Superconductivity-enhanced bias spectroscopy in carbon nanotube quantum dots
K. Grove-Rasmussen, H. I. J{\o}rgensen, B. M. Andersen, J. Paaske, T., S. Jespersen, J. Nyg{\aa}rd, K. Flensberg, and P. E. Lindelof

TL;DR
This paper investigates how superconducting niobium leads influence low-temperature transport in carbon nanotube quantum dots, revealing enhanced cotunneling processes and unique sub-gap features.
Contribution
It demonstrates the impact of superconducting leads on cotunneling in nanotube quantum dots and explains the gate-dependent behavior of inelastic cotunneling lines.
Findings
Enhanced conductance peaks due to superconducting coherence peaks
Gate-dependent inelastic cotunneling lines
Pronounced sub-gap structures in Coulomb diamonds
Abstract
We study low-temperature transport through carbon nanotube quantum dots in the Coulomb blockade regime coupled to niobium-based superconducting leads.
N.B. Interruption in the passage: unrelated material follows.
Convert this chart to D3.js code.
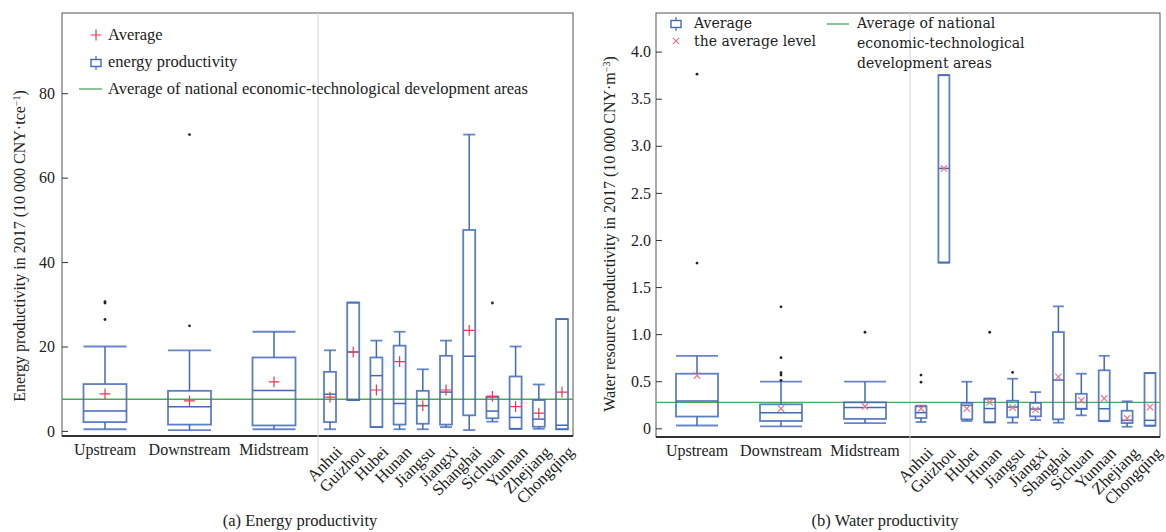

We observe pronounced conductance peaks at finite source-drain bias, which we ascribe to elastic and inelastic cotunneling processes enhanced by the coherence peaks in the density of states of the superconducting leads. The inelastic cotunneling lines display a marked dependence on the applied gate voltage which we relate to different tunneling-renormalizations of the two subbands in the nanotube. Finally, we discuss the origin of an especially pronounced sub-gap structure observed in every fourth Coulomb diamond.